The MemoryCache class is another fundamentally useful .NET class that has a bit of a clumsy API, which can be remedied by providing facades to the clunkier methods. Very often one merely wants to set a cache duration when setting an object, and get an object of a specified type safely.

using System;
using System.Runtime.Caching;

public static partial class MemoryCacheExtensions
{
    public static void Set(this MemoryCache cache, string key, object value, long durationMilliseconds)
    {
        if (cache == null || key == null) throw new ArgumentNullException();
        else if (durationMilliseconds <= 0) return;
        else if (value == null)
            try { cache.Remove(key); } catch {}

        DateTimeOffset expiration = DateTime.Now.AddMilliseconds(durationMilliseconds);
        cache.Set(key, value, expiration);
    }

    public static T Get<T>(this MemoryCache cache, string key, T defaultValue = default(T))
    {
        object value = cache.Get(key);

        if (value == null || !(value is T))
            return defaultValue;
        else
            return (T)value;
    }
}

The common thread in these examples is that even in the .NET FCL (and CoreFX for that matter), API design is not always optimal. A primary use case for extension methods is where a developer desires to add useful functionality to an API, but without the ability to control the API itself, and this applies to .NET fundamentals as easily as anything else. When one is adding those methods to a core class, it may make sense to make the extension methods themselves as visible as the core classes so extended–and here the efficiency/usability gains of broadening visibility can be tainting in a sense, as above where the MatchCollection extensions are made global by virtue of the fact they may be returned from the result of another global extension method on the String class.
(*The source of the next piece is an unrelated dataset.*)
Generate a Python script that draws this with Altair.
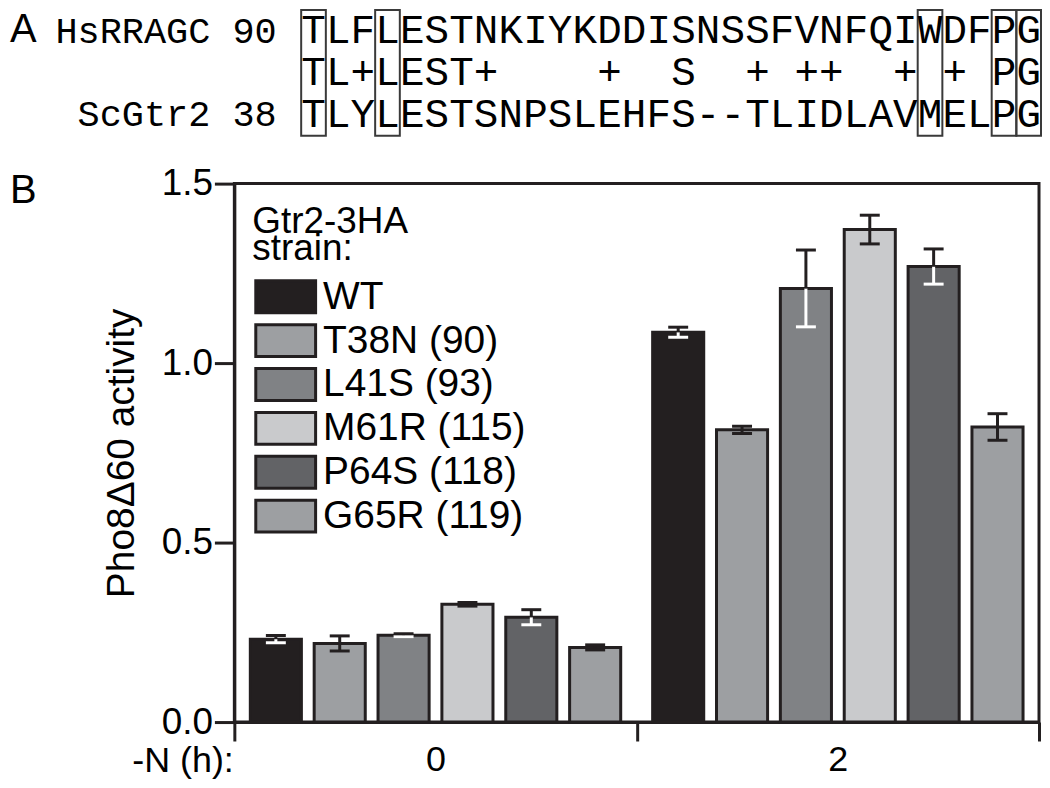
import altair as alt
import pandas as pd

# ---------------- Panel A: sequence alignment ----------------
seq_hs = "TLFLESTNKIYKDDISNSSFVNFQIWDFPG"
seq_cons = "TL+LEST+    +  S  + ++  + + PG"
seq_sc = "TLYLESTSNPSLEHFS--TLIDLAVMELPG"
row_labels = ["HsRRAGC 90", "", "ScGtr2 38"]
boxed_cols = [0, 3, 25, 28, 29]
panel_labels = ["A", "B"]

# ---------------- Panel B: Pho8Δ60 activity ----------------
times = ["0", "2"]
strains = ["WT", "T38N (90)", "L41S (93)", "M61R (115)", "P64S (118)", "G65R (119)"]
fill_colors = ["#231f20", "#9d9fa2", "#808285", "#c9cacc", "#626366", "#9d9fa2"]
mean_0h = [0.231, 0.219, 0.242, 0.328, 0.292, 0.208]
err_0h = [0.010, 0.021, 0.004, 0.005, 0.021, 0.007]
mean_2h = [1.086, 0.814, 1.208, 1.372, 1.269, 0.822]
err_2h = [0.014, 0.010, 0.107, 0.040, 0.049, 0.037]
lower_bar_color = ["white", "#231f20", "white", "#231f20", "white", "#231f20"]

INK = "#231f20"
SANS = "Liberation Sans"
MONO = "Liberation Mono"

# ---- panel A chart ----
recs = []
for r, s in enumerate([seq_hs, seq_cons, seq_sc]):
    for c, ch in enumerate(s):
        if ch != " ":
            recs.append({"row": r, "col": c, "ch": ch})
seq_df = pd.DataFrame(recs)
box_df = pd.DataFrame({"col": boxed_cols})

xs_a = alt.Scale(domain=[-3.21, 29.5], nice=False, zero=False)
ys_a = alt.Scale(domain=[-0.5, 2.5], reverse=True, nice=False, zero=False)
label_expr = "[" + ",".join("'" + t + "'" for t in row_labels) + "][datum.value]"


def row_axis():
    return alt.Axis(values=[0, 2], labelExpr=label_expr, ticks=False, domain=False, grid=False,
                    labelFont=MONO, labelFontSize=37, labelPadding=-42, labelLimit=0,
                    labelColor="black", title=None)


text_a = alt.Chart(seq_df).mark_text(
    font=MONO, fontSize=41, align="center", baseline="middle", color="black"
).encode(
    x=alt.X("col:Q", scale=xs_a, axis=None),
    y=alt.Y("row:Q", scale=ys_a, axis=row_axis()),
    text="ch:N",
)

boxes = alt.Chart(box_df).transform_calculate(
    x0="datum.col - 0.5", x1="datum.col + 0.5", y0="-0.5", y1="2.5"
).mark_rect(fill="transparent", stroke="#3a3a3a", strokeWidth=2).encode(
    x=alt.X("x0:Q", scale=xs_a, axis=None),
    x2="x1:Q",
    y=alt.Y("y0:Q", scale=ys_a, axis=row_axis()),
    y2="y1:Q",
)

label_a = alt.Chart(pd.DataFrame({"p": [panel_labels[0]]})).mark_text(
    font=SANS, fontSize=40, align="left", baseline="top", color="black"
).encode(text="p:N", x=alt.value(-225), y=alt.value(0))

top = alt.layer(boxes, text_a, label_a).properties(width=809, height=126)

# ---- panel B chart ----
bar_recs = []
for t, means, errs in zip(times, [mean_0h, mean_2h], [err_0h, err_2h]):
    for s, m, e, lc in zip(strains, means, errs, lower_bar_color):
        bar_recs.append({"time": t, "strain": s, "mean": m, "lo": m - e, "hi": m + e, "lowc": lc})
bar_df = pd.DataFrame(bar_recs)

x_axis = alt.Axis(labelAngle=0, tickBand="extent", tickSize=19, tickWidth=3, tickColor=INK,
                  domainColor=INK, domainWidth=3, labelFont=SANS, labelFontSize=36,
                  labelPadding=2, labelColor="black", grid=False,
                  title="-N (h):", titleFont=SANS, titleFontSize=36, titleFontWeight="normal",
                  titleColor="black", titleX=-1, titleY=39, titleAlign="right", titleBaseline="middle")
x_b = alt.X("time:N", sort=times, scale=alt.Scale(domain=times, paddingInner=0, paddingOuter=0), axis=x_axis)
xo = alt.XOffset("strain:N", sort=strains, scale=alt.Scale(domain=strains, paddingInner=0.2, paddingOuter=0.25))
ys_b = alt.Scale(domain=[0, 1.5], nice=False, zero=True)
y_axis = alt.Axis(values=[0, 0.5, 1.0, 1.5], format=".1f", grid=False, tickSize=20, tickWidth=3,
                  tickColor=INK, domainColor=INK, domainWidth=3, labelFont=SANS, labelFontSize=37,
                  labelPadding=2, labelColor="black", title="Pho8Δ60 activity", titleFont=SANS,
                  titleFontSize=39, titleFontWeight="normal", titleColor="black", titlePadding=20)

legend = alt.Legend(
    title=["Gtr2-3HA", "strain:"], orient="none", legendX=18, legendY=21, padding=0,
    symbolType="M-1,-1H2.75V1H-1Z", symbolSize=1024, symbolStrokeColor=INK, symbolStrokeWidth=3,
    symbolOpacity=1, labelFont=SANS, labelFontSize=39, labelColor="black", labelOffset=32,
    labelLimit=0, titleFont=SANS, titleFontSize=37, titleFontWeight="normal", titleColor="black",
    titleLineHeight=27, titlePadding=9, rowPadding=-1, titleLimit=0,
)

base = alt.Chart(bar_df)
bars = base.mark_bar(stroke=INK, strokeWidth=3).encode(
    x=x_b, xOffset=xo,
    y=alt.Y("mean:Q", scale=ys_b, axis=y_axis),
    fill=alt.Fill("strain:N", scale=alt.Scale(domain=strains, range=fill_colors), legend=legend),
)
lower_rule = base.mark_rule(strokeWidth=3).encode(
    x=x_b, xOffset=xo, y=alt.Y("lo:Q", scale=ys_b), y2="mean:Q",
    color=alt.Color("lowc:N", scale=None),
)
lower_cap = base.mark_tick(size=20, thickness=3, opacity=1).encode(
    x=x_b, xOffset=xo, y=alt.Y("lo:Q", scale=ys_b),
    color=alt.Color("lowc:N", scale=None),
)
upper_rule = base.mark_rule(strokeWidth=3, color=INK).encode(
    x=x_b, xOffset=xo, y=alt.Y("mean:Q", scale=ys_b), y2="hi:Q",
)
upper_cap = base.mark_tick(size=20, thickness=3, opacity=1, color=INK).encode(
    x=x_b, xOffset=xo, y=alt.Y("hi:Q", scale=ys_b),
)
label_b = alt.Chart(pd.DataFrame({"p": [panel_labels[1]]})).mark_text(
    font=SANS, fontSize=40, align="left", baseline="alphabetic", color="black"
).encode(text="p:N", x=alt.value(-225), y=alt.value(19))

bottom = alt.layer(bars, lower_rule, lower_cap, upper_rule, upper_cap, label_b).properties(
    width=807, height=540,
    view=alt.ViewBackground(stroke=INK, strokeWidth=3),
)

chart = alt.vconcat(top, bottom, spacing=26).resolve_scale(
    fill="independent"
).resolve_legend(fill="independent").properties(padding=0).configure(
    font=SANS
).configure_view(strokeWidth=0)

chart.save("out.html", embed_options={"renderer": "svg", "actions": False})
This may not be everyone’s cup of tea, and in fact I don’t tend to do this for seldom-used, specialty classes ever. The String class is obviously a different case from even MatchCollection and the like. And whenever creating extension methods, but increasing with their visibility, one should strongly consider placing them in partial, wisely named classes to avoid naming collisions in the future.